Independent examiner finds Celsius ticks every Ponzi box
An independent investigation has determined that now-bankrupt crypto lender Celsius Network was a Ponzi scheme by using client funds to buy up its native token and inflate price.
Since September, former prosecutor Shoba Pillay has examined claims that the crypto lender was misappropriating funds and defrauding investors. Pillay, a partner at law firm Jenner & Block, was appointed as an independent examiner by US bankruptcy judge Martin Glenn, who oversees Celsius’ chapter 11 bankruptcy case.
The executive summary of Pillay’s 689-page report states that Celsius’ promises of “trust,” “transparency,” and “financial freedom” were a complete lie.
“Behind the scenes, Celsius conducted its business in a starkly different manner than how it marketed itself to its customers in every key respect,” the report concluded.
34 people were interviewed as part of the investigation, including Celsius’ former chief exec and founder Alex Mashinsky, current and past employees, customers, and business partners.
Report says Celsius misused millions of client funds in Ponzi scheme
Since the middle of March 2020, Celsius has been secretly timing its purchases in order to prop up the price of CEL significantly, the report said. By June 2021, CEL’s price “increased by 14,751%.”
Celsius’ inner circle made millions in profits from their hefty share of tokens soaring in value. Chief exec and founder Alex Mashinsky has reportedly sold at least 25 million CEL tokens since 2018, worth at minimum $68.7 million — despite repeatedly denying his dumps to the public.
Read more: The many misrepresentations of Alex Mashinsky
To keep Celsius’ token value stable during major sales by early investors, Celsius “often increased the size of its resting orders to buy all of the CEL that [they] were selling.” All the while, employees were aware and increasingly urging executives to adopt proper procedures.
“We are using users USDC to pay for employees worthless CEL… All because the company is the one inflating the price to get the valuations to be able to sell back to the company,” one employee was quoted as saying in Celsius’ Slack channel.
- Celsius spent at least $558 million buying its own token, the newly published report revealed.
- Since 2018, Celsius reportedly transferred at least 223 million CEL from the secondary markets to its own wallets — more than the 203 million CEL released in its ICO.
- Basically, Celsius bought every CEL token ever created “at least one time and in some instances, twice.”
Celsius couldn’t afford to keep buying back all of its own sales — so it decided to use customer deposited bitcoin and ether to pay for it instead, the report said.
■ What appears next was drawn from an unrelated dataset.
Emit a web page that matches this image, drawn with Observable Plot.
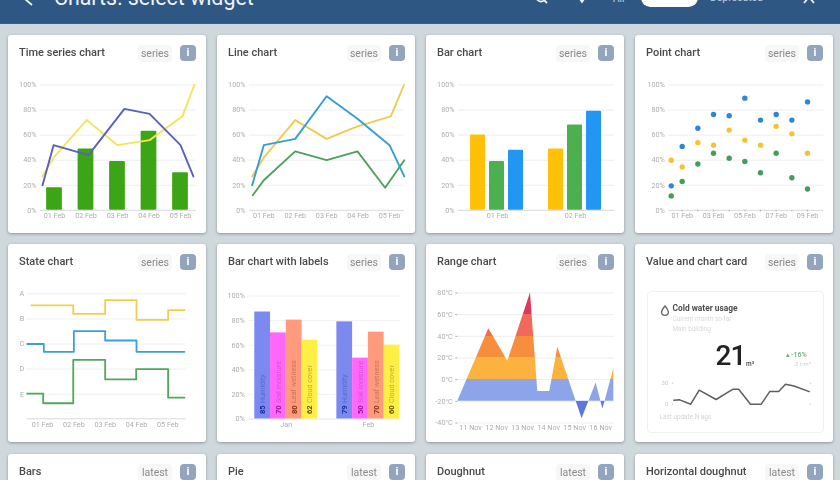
<!DOCTYPE html>
<html><head><meta charset="utf-8">
<script src="https://cdn.jsdelivr.net/npm/d3@7"></script>
<script src="https://cdn.jsdelivr.net/npm/@observablehq/plot@0.6"></script>
<style>
html,body{margin:0;padding:0;width:840px;height:480px;overflow:hidden;background:#cfd8dc;font-family:Roboto,sans-serif}
#root{position:relative;width:840px;height:480px;overflow:hidden;filter:blur(.45px)}
#hdr{position:absolute;left:0;top:0;width:840px;height:23px;background:#2f5783;border-bottom:1px solid #3f5f80}
.abs{position:absolute;white-space:nowrap}
.card{position:absolute;background:#fff;border-radius:3px;box-shadow:0 1px 3px rgba(40,50,60,.4)}
.card svg{position:absolute;left:0;top:0;overflow:visible}
.ttl{position:absolute;left:11px;top:11px;font-size:11px;font-weight:500;color:#4a4a4a;line-height:14px;white-space:nowrap}
.chip{position:absolute;top:10px;width:34px;height:17px;left:130px;background:#f7f7f7;border-radius:4px;color:#8a8a8a;font-size:10.5px;line-height:17px;text-align:center}
.btn{position:absolute;top:10px;left:172px;width:16px;height:16px;background:#92a5bd;border-radius:4px;color:#fff;font-size:11px;font-weight:700;line-height:16px;text-align:center}
#vc{position:absolute;left:11.5px;top:46.5px;width:175px;height:140px;border:1px solid #f0f0f0;border-radius:4px}
</style></head><body><div id="root"><div id="hdr"></div></div>
<script>
// ---- data ----
const percentTicks=[0,20,40,60,80,100];
const tsBarDays=[1,2,3,4,5];
const tsBarValues=[18,49,39,63,30];
const tsYellowDays=[0.62,0.97,2.02,3,4.02,5.06,5.44];
const tsYellowValues=[27,42,72,52,56,75,100];
const tsPurpleDays=[0.62,0.97,2.08,3.22,4.02,5,5.41];
const tsPurpleValues=[20,52,44,81,77,52,27];

const lineYellowDays=[0.63,1,2,3,3.98,5.04,5.46];
const lineYellowValues=[27,42,72,57,67,75,100];
const lineBlueDays=[0.63,1,2,3,3.98,5,5.47];
const lineBlueValues=[20,52,57,91,73,52,27];
const lineGreenDays=[0.65,1,2,3,3.98,4.86,5.47];
const lineGreenValues=[12,24,47,40,47,18,40];

const barDates=["01 Feb","02 Feb"];
const barSeries=["a","b","c"];
const barValues=[[60,39,48],[49,68,79]];
const barColors=["#ffc107","#4caf50","#2196f3"];

const pointDays=[0.3,1,2,3,4,5,6,7,8,9];
const pointBlue=[19.5,51,65.5,76.5,75.5,89.5,72,76.5,72,86.5];
const pointYellow=[40,34.5,54,52,64,56,52,67,61,45.5];
const pointGreen=[11.5,23,37,45.5,41.5,39,30,45.5,26,17];

const stateNames=["A","B","C","D","E"];
const stateYellowDays=[0.64,1.98,3,4,5.01,5.53];
const stateYellow=[0.46,0.8,0.25,1.04,0.65,0.65];
const stateBlueDays=[0.51,1.04,2,3,4,5.53];
const stateBlue=[2,2.31,1.49,1.86,2.31,2.31];
const stateGreenDays=[0.51,1.02,1.98,3,3.99,5.01,5.53];
const stateGreen=[3.98,4.36,2.63,3.41,3,4.14,4.14];

const labelMonths=["Jan","Feb"];
const labelMonthStart=[0,5.21];
const labelSeries=["Humidity","Soil moisture","Leaf wetness","Cloud cover"];
const labelHeights=[[87,70,80.4,64],[79,49.5,70.6,60]];
const labelPrinted=[[85,70,80,62],[79,50,70,60]];
const labelFill=["#7c8af0","#ff66fa","#ff9a7c","#ffee44"];
const labelValueInk=["#1d2a9a","#9c109c","#84321a","#5e5400"];
const labelNameInk=["#5a66cc","#d850d8","#cc7558","#bdae3c"];

const rangeDays=[10.51,11.7,12.43,13.3,13.58,14.04,14.35,15.28,15.82,16.08,16.5];
const rangeTemps=[-20,47,17,80,-11,-11,30,-36,-3,-27,10];
const rangeTicks=[-40,-20,0,20,40,60,80];
const rangeDates=[11,12,13,14,15,16];
const rangeBands=[[80,60,"#d93a5c"],[60,40,"#f0695a"],[40,20,"#f68e3e"],[20,0,"#fbb23e"],[0,-20,"#8ea4ea"],[-20,-40,"#5f77dc"]];

const sparkHours=[0,1.06,3,4.5,7.5,10.5,11.5,13.6,15.5,17,18.6,19.8,21.3,24];
const sparkValues=[5.7,6.2,0,20,6.7,21.4,21.4,0,0,18,18,28.6,26,18];

const cardTitles=["Time series chart","Line chart","Bar chart","Point chart","State chart","Bar chart with labels","Range chart","Value and chart card","Bars","Pie","Doughnut","Horizontal doughnut"];
const cardTags=["series","series","series","series","series","series","series","series","latest","latest","latest","latest"];
const colLeft=[8,217,426,635];
const rowTop=[34.5,244,454];

// ---- helpers ----
const root=document.getElementById("root");
const hdr=document.getElementById("hdr");
function el(parent,cls,css,txt){const e=document.createElement("div");if(cls)e.className=cls;if(css)e.style.cssText=css;if(txt!=null)e.textContent=txt;parent.appendChild(e);return e;}
const cards=cardTitles.map((t,i)=>{
  const c=el(root,"card",`left:${colLeft[i%4]}px;top:${rowTop[Math.floor(i/4)]}px;width:198px;height:198px`);
  el(c,"ttl","",t);el(c,"chip","",cardTags[i]);el(c,"btn","","i");return c;
});
const GRID="#eeeeee",BASE="#d9d9d9",INK="#adadad";
const style={fontFamily:"Roboto",fontSize:"7.2px",color:INK,background:"transparent",overflow:"visible"};
const feb=d=>String(d).padStart(2,"0")+" Feb";
const zip=(xs,ys)=>xs.map((x,i)=>({x,y:ys[i]}));
const pct=(o={})=>Plot.axisY({ticks:percentTicks,tickFormat:d=>d+"%",tickSize:0,tickPadding:4,label:null,...o});
const grid=(m={})=>[Plot.ruleY(percentTicks.slice(1),{stroke:GRID,...m}),Plot.ruleY([0],{stroke:BASE,...m})];
const febAxis=(ticks,o={})=>Plot.axisX({ticks,tickFormat:feb,tickSize:0,tickPadding:3,label:null,...o});
const ln=(xs,ys,stroke,w=1.9)=>Plot.line(zip(xs,ys),{x:"x",y:"y",stroke,strokeWidth:w});
const place=(i,p)=>{cards[i].appendChild(p);};
const base={width:198,height:198,marginTop:49.5,marginBottom:23.2,style,y:{domain:[0,100]}};

// 1 Time series
place(0,Plot.plot({...base,marginLeft:32,marginRight:10,x:{domain:[0.556,5.508]},marks:[
  ...grid(),
  Plot.rectY(tsBarDays.map((d,i)=>({d,v:tsBarValues[i]})),{x1:d=>d.d-0.25,x2:d=>d.d+0.25,y:"v",fill:"#3ca515",rx:1}),
  ln(tsYellowDays,tsYellowValues,"#f0e65a"),ln(tsPurpleDays,tsPurpleValues,"#5b5fbd"),
  pct(),febAxis(tsBarDays)]}));

// 2 Line
place(1,Plot.plot({...base,marginLeft:32,marginRight:11,x:{domain:[0.546,5.476]},marks:[
  ...grid(),
  ln(lineYellowDays,lineYellowValues,"#efcc4c"),ln(lineGreenDays,lineGreenValues,"#4fa05e"),ln(lineBlueDays,lineBlueValues,"#349fd6"),
  pct(),febAxis(tsBarDays)]}));

// 3 Bar
const barRows=barDates.flatMap((date,i)=>barSeries.map((s,j)=>({date,s,v:barValues[i][j]})));
place(2,Plot.plot({...base,marginLeft:31,marginRight:10,
  fx:{domain:barDates,padding:0},x:{domain:barSeries,padding:.187,paddingOuter:.58,axis:null},
  color:{domain:barSeries,range:barColors},marks:[
  ...grid(),
  Plot.barY(barRows,{fx:"date",x:"s",y:"v",fill:"s",rx:1}),
  pct(),Plot.axisFx({anchor:"bottom",tickSize:0,tickPadding:3,label:null})]}));

// 4 Point
const pts=(ys,fill)=>Plot.dot(zip(pointDays,ys),{x:"x",y:"y",fill,r:2.7});
place(3,Plot.plot({...base,marginLeft:33.3,marginRight:9.7,x:{domain:[0.145,10.04]},marks:[
  ...grid(),
  pts(pointGreen,"#459c5c"),pts(pointYellow,"#f2c530"),pts(pointBlue,"#2f86d6"),
  pct(),Plot.axisX({ticks:[1,2,3,4,5,6,7,8,9],tickFormat:d=>d%2?feb(d):"",tickSize:1.5,tickPadding:1.5,label:null})]}));

// 5 State
const stateLine=(xs,ys,stroke)=>Plot.line(zip(xs,ys),{x:"x",y:"y",stroke,strokeWidth:1.8,curve:"step-after"});
place(4,Plot.plot({width:198,height:198,marginTop:49.3,marginBottom:23.7,marginLeft:18.7,marginRight:20.3,style,
  x:{domain:[0.51,5.587]},y:{domain:[4.98,0]},marks:[
  Plot.ruleY([0,1,2,3,4],{stroke:GRID}),Plot.ruleY([4.98],{stroke:BASE}),
  stateLine(stateYellowDays,stateYellow,"#efcf4c"),stateLine(stateBlueDays,stateBlue,"#3a9fdc"),stateLine(stateGreenDays,stateGreen,"#4ea85c"),
  Plot.axisY({ticks:[0,1,2,3,4],tickFormat:d=>stateNames[d],tickSize:0,tickPadding:3,label:null}),
  febAxis(tsBarDays)]}));

// 6 Bars with labels
const labelRows=labelMonths.flatMap((month,i)=>labelSeries.map((s,j)=>({x1:labelMonthStart[i]+j,s,h:labelHeights[i][j],shown:labelPrinted[i][j],val:labelValueInk[j],nam:labelNameInk[j]})));
const monthCentres=labelMonthStart.map(s=>s+2);
place(5,Plot.plot({width:198,height:198,marginTop:51.5,marginBottom:23.5,marginLeft:31.3,marginRight:15,style,
  y:{domain:[0,100]},x:{domain:[-0.38,9.25]},
  color:{domain:labelSeries,range:labelFill},marks:[
  Plot.ruleY([20,40,60,80,100],{stroke:"#f2f2f2"}),Plot.ruleY([0],{stroke:"#e4e4e4"}),
  Plot.rectY(labelRows,{x1:"x1",x2:d=>d.x1+1,y:"h",fill:"s"}),
  Plot.text(labelRows,{x:d=>d.x1+.5,y:0,text:"shown",rotate:-90,textAnchor:"start",dy:-5,fill:"val",fontWeight:700,fontSize:7.6}),
  Plot.text(labelRows,{x:d=>d.x1+.5,y:0,text:"s",rotate:-90,textAnchor:"start",dy:-16,fill:"nam",fontSize:7.2}),
  pct({tickPadding:4}),
  Plot.axisX({ticks:monthCentres,tickFormat:(d,i)=>labelMonths[i],tickSize:0,tickPadding:3,label:null})]}));

// 7 Range
const rangeDefs=(index,{y})=>{
  const top=y(80),bot=y(-40);
  const defs=d3.create("svg:defs");
  const g=defs.append("linearGradient").attr("id","rangeFill").attr("gradientUnits","userSpaceOnUse").attr("x1",0).attr("x2",0).attr("y1",top).attr("y2",bot);
  rangeBands.forEach(([hi,lo,c])=>{
    g.append("stop").attr("offset",(y(hi)-top)/(bot-top)).attr("stop-color",c);
    g.append("stop").attr("offset",(y(lo)-top)/(bot-top)).attr("stop-color",c);
  });
  return defs.node();
};
place(6,Plot.plot({width:198,height:198,marginTop:48.5,marginBottom:19.5,marginLeft:31.3,marginRight:10,style,
  x:{domain:[10.51,16.525]},y:{domain:[-40,80]},marks:[
  rangeDefs,
  Plot.ruleY(rangeTicks,{stroke:GRID}),
  Plot.areaY(zip(rangeDays,rangeTemps),{x:"x",y1:-20,y2:"y",fill:"url(#rangeFill)"}),
  Plot.axisY({ticks:rangeTicks,tickFormat:d=>d+"°C",tickSize:2,tickPadding:3,label:null}),
  Plot.axisX({ticks:rangeDates,tickFormat:d=>d+" Nov",tickSize:0,tickPadding:1.5,label:null})]}));

// 8 Value card
const vc=el(cards[7],"","");vc.id="vc";
vc.innerHTML=`<svg width="10" height="11" viewBox="0 0 10 11" style="left:12px;top:13px"><path d="M5 1 C7 3.5 8.4 5 8.4 7 A3.4 3.4 0 0 1 1.6 7 C1.6 5 3 3.5 5 1Z" fill="none" stroke="#666" stroke-width="1.3"/></svg>`;
el(vc,"abs","left:25px;top:10px;font-size:8.4px;font-weight:700;color:#4d4d4d;line-height:12px","Cold water usage");
el(vc,"abs","left:25px;top:22px;font-size:6.4px;color:#d8d8d8;line-height:10px","Current month so far");
el(vc,"abs","left:25px;top:32px;font-size:6.4px;color:#d8d8d8;line-height:10px","Main building");
el(vc,"abs","left:68px;top:47px;font-size:28px;font-weight:500;letter-spacing:-1px;color:#222;line-height:34px","21");
el(vc,"abs","left:98.5px;top:67px;font-size:6.5px;font-weight:500;color:#444;line-height:10px","m³");
el(vc,"abs","left:138px;top:58px;font-size:7px;font-weight:500;color:#69a884;line-height:10px","▴ -16%");
el(vc,"abs","left:146px;top:67px;font-size:5.8px;color:#d0d0d0;line-height:10px","-3 l/m³");
el(vc,"abs","left:12px;top:120px;font-size:6.4px;color:#d4d4d4;line-height:10px","Last update N ago");
const spark=Plot.plot({width:175,height:60,marginTop:11.7,marginBottom:27.3,marginLeft:25.3,marginRight:14.3,
  style:{...style,fontSize:"6px",color:"#c8c8c8"},x:{domain:[0,24],axis:null},y:{domain:[0,30]},marks:[
  ln(sparkHours,sparkValues,"#5e5e5e",1.5),
  Plot.axisY({ticks:[0,30],tickSize:1.5,tickPadding:4,label:null}),
  Plot.axisY({anchor:"right",ticks:[0,30],tickFormat:()=>"",tickSize:1.5,label:null})]});
spark.style.left="0px";spark.style.top="79px";vc.appendChild(spark);

// Header
el(hdr,"abs","left:54px;top:-15px;font-size:21.4px;color:#f0f4f8;line-height:26px","Charts: select widget");
el(hdr,"abs","left:613px;top:-7px;font-size:10px;color:#c6d2de;line-height:12px","All");
el(hdr,"abs","left:641px;top:-12px;width:57px;height:19px;border-radius:10px;background:#fff;color:#33557a;font-size:10px;line-height:15px;text-align:center","Actual");
el(hdr,"abs","left:710px;top:-8px;font-size:10.4px;color:#bdcbd9;line-height:12px","Deprecated");
const icons=document.createElementNS("http://www.w3.org/2000/svg","svg");
icons.setAttribute("width","840");icons.setAttribute("height","23");icons.style.cssText="position:absolute;left:0;top:0";
icons.innerHTML=`<g fill="none" stroke="#eaf0f5" stroke-width="1.8"><path d="M31 -3 L25 -1 M25 -1 L32 5"/><circle cx="541" cy="-3" r="4.5"/><path d="M544 0 L547 3"/><path d="M580 -1 L582 2 L584 -1"/><path d="M804 3 L809 -3 M814 3 L809 -3"/></g>`;
hdr.appendChild(icons);
</script></body></html>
Only, the company failed to keep track of how much it was stealing from whom. In 2021, it found itself missing a bunch of bitcoin and ether that it suddenly needed to buy in order to keep up with customer withdrawals — right when the price of bitcoin and ether was soaring.
It allegedly decided to use client deposits to buy approximately $300 million in stablecoins to correct this shortfall — a band-aid on a leaking ship.
Read more: Investigation finds Celsius ‘Custody’ was ploy to remain relevant
“As a result, Celsius was left with a hole in its balance sheet of stablecoins rather than BTC and ETH,” the independent report stated. “That hole continued to grow as a result of Celsius’ continued buybacks of CEL and the significant losses Celsius suffered on some of its deployments in 2021.”
Celsius owes millions in bills and taxes
The report highlighted how Celsius executives exacerbated mounting liquidity issues by refusing to lower ridiculously high reward rates, turning to high-risk investments to increase yield, and accepting FTX’s own propped-up token as collateral.
Indeed, Celsius enjoyed close ties to other controversial crypto projects Tether and FTX. Pillay stated in the report that certain borrowers, including Tether, Alameda Research, and Three Arrows Capital enjoyed limits sometimes twice or three times greater than standard. At one point, Tether’s exposure grew to $2 billion and was deemed an “existential risk” internally.
Celsius was eventually forced to pause customer withdrawals in June to avoid insolvency. Had it not done so, “new customer deposits inevitably would have become the only liquid source of coins for Celsius to fund withdrawals,” Pillay’s report stated.
For the most part, Celsius had enough remaining reserves to satisfy the remaining outstanding withdrawals — but occasionally, the firm did indeed “directly use new customer deposits to fund customer withdrawal requests.”
Investigators further uncovered almost $14 million in unpaid utility bills in its mining arm, Celsius Mining, as well as “significant tax compliance deficiencies.” A suspected $23.1 million in use taxes remains outstanding while $3.7 million has been reserved for “potential VAT liability.”